The sheets, they seem to fall away from her chest, and her bare chest is maybe the most incredible thing I have ever seen. Her breasts are perfect and round, with two tiny pinkish nipples. I feel like a peeping Tom that just got caught.
I wonder how long she’ll let me stare at her naked before she screams out something that gets me a special license plate.
And then she extends her arms, cocking her head to the side a bit as she furls her eyebrows. When I don’t move, she acts as if she’s pouting, her bottom lip thickening as her chin wrinkles.
She opens and closes her hands a few times, her fingers beckoning me in. In the sweetest, most feminine, girly voice she says, “Save me, John . . . pleeeeeaaase!” And it’s so cute and wonderful, and sexy, that I can’t breathe at all. No, it’s too much.
It’s Kristen, as she was. As she had been when we knew each other. And every nuance— the smells, the room, the bed, the sheets, the soft fingers of light—all of it is perfect. And I know, right at that very moment, what it feels like to love somebody. To need them as they need you. To be for them, completely.
And so I crawl forward, reaching to take her into my arms. To finally hold her, and protect her from the horrible world of shadows and people and typhoons and monsters and disease and pain and indifference . . . and loneliness.
And the moment that we finally touch, the exact trillionth of a second that I touch her skin—feeling her warmth—it all goes away.

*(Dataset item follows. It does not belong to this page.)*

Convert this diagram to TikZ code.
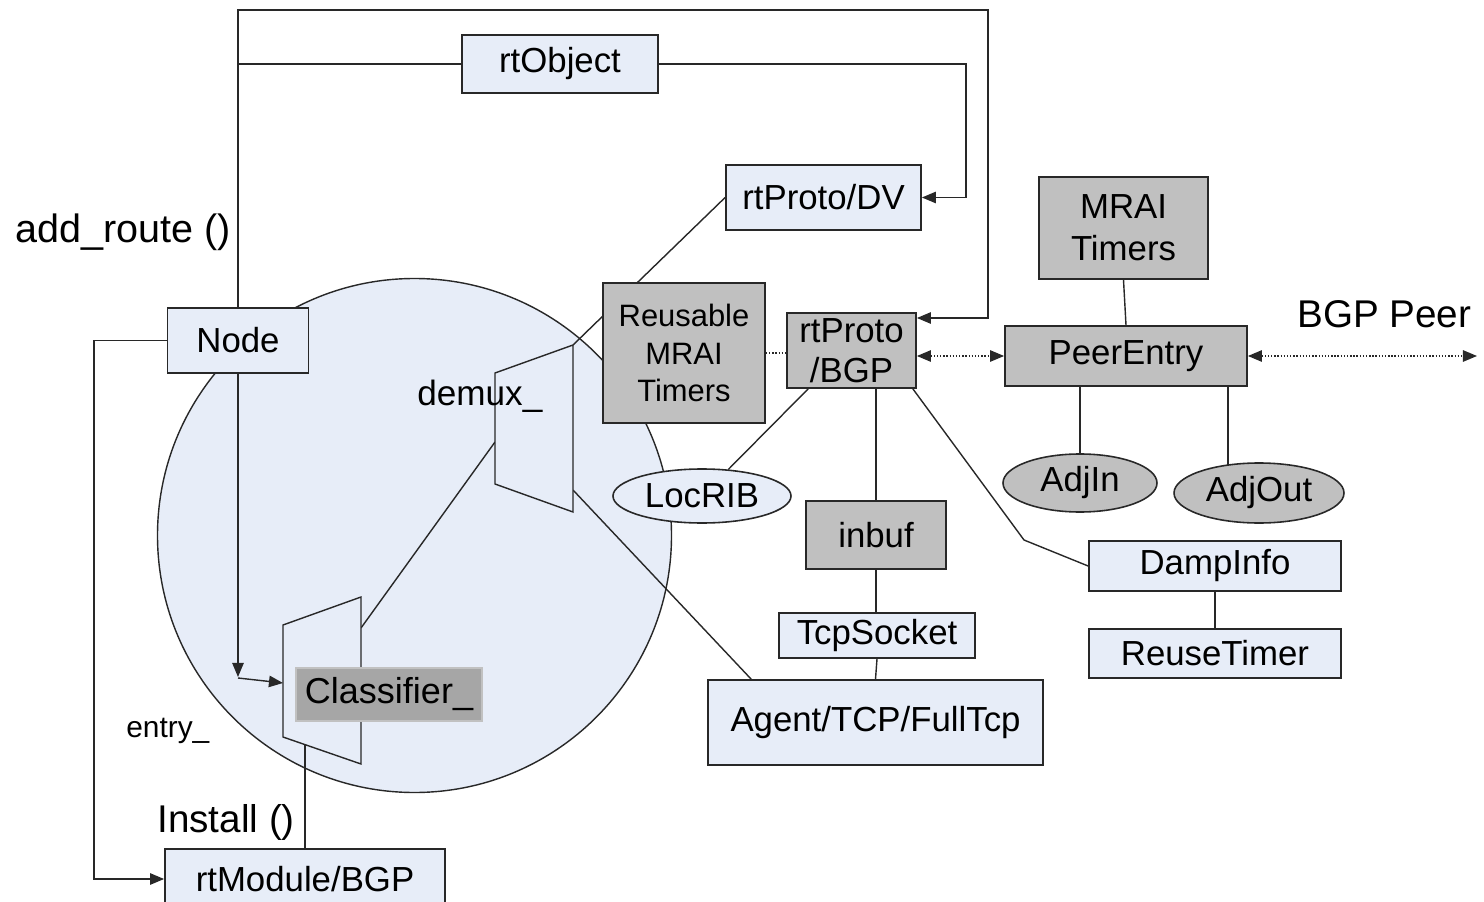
\documentclass[tikz,border=0pt]{standalone}
\usepackage{fontspec}
\setmainfont{Liberation Sans}
\usetikzlibrary{arrows.meta,calc,shapes.geometric}
\definecolor{lb}{RGB}{231,237,248}
\definecolor{gb}{RGB}{192,192,192}
\definecolor{cg}{RGB}{166,166,166}
\definecolor{ln}{RGB}{40,40,40}
\pgfdeclarelayer{bgzero}
\pgfdeclarelayer{bgone}
\pgfsetlayers{bgzero,bgone,main}
\begin{document}
\begin{tikzpicture}[x=0.02cm,y=-0.02cm,
  every node/.style={font=\fontsize{19.8pt}{23pt}\selectfont, text=black},
  sz/.style 2 args={minimum width=#1*0.02cm, minimum height=#2*0.02cm},
  box/.style={draw=ln, line width=1pt, inner sep=0pt, align=center},
  lbox/.style={box, fill=lb},
  gbox/.style={box, fill=gb},
  ell/.style={ellipse, draw=ln, line width=0.9pt, inner sep=0pt},
  conn/.style={draw=ln, line width=0.8pt},
  arr/.style={conn, -{Triangle[length=8pt,width=6.5pt]}},
  darr/.style={conn, densely dotted, {Triangle[length=8pt,width=6.5pt]}-{Triangle[length=8pt,width=6.5pt]}},
  lbl/.style={inner sep=0pt, anchor=base west}]
\useasboundingbox (0,0) rectangle (1484,902);
\clip (0,0) rectangle (1484,902);

\begin{pgfonlayer}{bgzero}
\draw[draw=ln, line width=0.8pt, fill=lb] (414.5,535.5) circle[radius=257*0.02cm];
\end{pgfonlayer}

% trapezoids
\draw[conn, fill=lb] (495,373) -- (573,345) coordinate (d2) -- (573,512) -- (495,484) -- cycle;
\coordinate (dl) at (495,442);
\coordinate (dbr) at (573,490);
\draw[conn, fill=lb] (283,625) -- (361,597) -- (361,764) -- (283,737) -- cycle;
\coordinate (cr) at (361,628);
\coordinate (cl) at (283,683);
\coordinate (cb) at (305,745);

% labels
\node[lbl, font=\fontsize{22.5pt}{26pt}\selectfont] (addroute) at (15,243) {add\_route ()};
\node[lbl, font=\fontsize{22pt}{26pt}\selectfont] (bgppeer) at (1297,327) {BGP Peer};
\node[lbl, font=\fontsize{20pt}{24pt}\selectfont] (demuxl) at (417,405) {demux\_};
\node[lbl, font=\fontsize{17pt}{20pt}\selectfont] (entryl) at (126,737) {entry\_};
\node[lbl, font=\fontsize{22pt}{26pt}\selectfont] (installl) at (157,832) {Install ()};

% boxes
\node[lbox, sz={196}{58}] (rtobj) at (560,64) {rtObject};
\node[lbox, sz={195}{65}] (dv) at (823.5,197.5) {rtProto/DV};
\node[gbox, sz={169}{102}, font=\fontsize{19.8pt}{23.8pt}\selectfont] (mrai) at (1123.5,228) {MRAI\\Timers};
\node[lbox, sz={141}{65}] (node) at (238,340.5) {Node};
\node[gbox, sz={162}{140}, font=\fontsize{17.6pt}{21.5pt}\selectfont] (reus) at (684,353) {Reusable\\MRAI\\Timers};
\node[gbox, sz={129}{75}, font=\fontsize{19.8pt}{23pt}\selectfont] (bgp) at (851.5,350.5) {rtProto\\/BGP};
\node[gbox, sz={242}{60}] (peer) at (1126,356) {PeerEntry};
\node[ell, fill=lb, sz={178}{54}] (locrib) at (702,496) {LocRIB};
\node[ell, fill=gb, sz={154}{58}] (adjin) at (1080,483) {AdjIn};
\node[ell, fill=gb, sz={170}{60}] (adjout) at (1259,493) {AdjOut};
\node[gbox, sz={140}{68}] (inbuf) at (876,535) {inbuf};
\node[lbox, sz={252}{50}] (damp) at (1215,566) {DampInfo};
\node[lbox, sz={196}{45}] (tcp) at (877,635.5) {TcpSocket};
\node[lbox, sz={252}{49}] (reuse) at (1215,653.5) {ReuseTimer};
\node[lbox, sz={335}{85}] (agent) at (875.5,722.5) {Agent/TCP/FullTcp};
\node[fill=cg, draw=cg!70!white, line width=0.8pt, inner sep=0pt, sz={186}{53}, font=\fontsize{20.5pt}{24pt}\selectfont] (cls) at (389,694.5) {Classifier\_};
\node[lbox, sz={280}{60}] (rtmod) at (305,879) {rtModule/BGP};

\coordinate (t318) at (0,318);
\coordinate (peerend) at (1477,356);
\coordinate (ao) at (1228,472);
\coordinate (ao0) at (1228,0);
\coordinate (nd) at (238,677);
\coordinate (nd2) at (238,678);
\coordinate (dk) at (1024,540);

\begin{pgfonlayer}{bgone}
\draw[arr] (node.north) |- (988,10) -- (988,318) -- (bgp.east |- t318);
\draw[conn] (node.north |- rtobj.west) -- (rtobj.west);
\draw[arr] (rtobj.east) -| (966,197.5) -- (dv.east);
\draw[arr] (node.west) -| (94,879) -- (rtmod.west);
\draw[arr] (node.south) -- (nd);
\draw[arr] (nd2) -- (cl);
\draw[conn] (cb) -- (rtmod.north);
\draw[conn] (cr) -- (dl);
\draw[conn] (dv.west) -- (d2);
\draw[conn] (dbr) -- ($(agent.north west)+(44,0)$);
\draw[conn, densely dotted] (reus.east) -- (reus.east -| bgp.west);
\draw[darr] (bgp.east |- peer.west) -- (peer.west);
\draw[darr] (peer.east) -- (peerend);
\draw[conn] (mrai.south) -- (peer.north);
\draw[conn] (adjin.north |- peer.south) -- (adjin.north);
\draw[conn] (peer.south -| ao0) -- (ao);
\draw[conn] (inbuf.north |- bgp.south) -- (inbuf.north);
\draw[conn] (inbuf.south) -- (inbuf.south |- tcp.north);
\draw[conn] (tcp.south) -- (agent.north);
\draw[conn] ($(bgp.south east)+(-4,0)$) -- (dk) -- (damp.west);
\draw[conn] ($(bgp.south west)+(22,0)$) -- (locrib);
\draw[conn] (damp.south) -- (reuse.north);
\end{pgfonlayer}
\end{tikzpicture}
\end{document}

In the blink of an eye the light is gone. The golden fingers of god have disappeared. The bed is nowhere to be found. No more fruit. No more silk.
No more Kristen.
I am back in my apartment, lying on my back, staring up at the Martian ceiling. I am alone. I am cold. And I am afraid that I have lost something . . . twice.
I sit up in my bed, searching for answers in the darkness. But there are no answers to be found here. The book won’t help me. The spooks won’t guide me. Ricky can’t advise me, and Ms. Josephine can’t enlighten me. I have to figure this all out by myself.
Am I my dreams of gold and love and perfection?
Am I my cold, dreary apartment?
Am I a man who is waiting to die, or a hero waiting to be reborn?
I need to find out what the hell is going on in my mind. I must figure out if I can help Kristen and Rupert, and all of those other lost souls. And if I can’t, then I need to make an even more penetrating decision. If I cannot be the saint they expect, the savior they are counting on . . . then I must either live or die.
What I cannot do, though, is both. I will live among the people in this world, or I will crossover, and never return. I belong somewhere . . . but this . . . this isn’t right. To be alive waiting to die—even if only for a couple of minutes a day—that is not a life at all. I might as well be dead.
And without her . . . I may already be.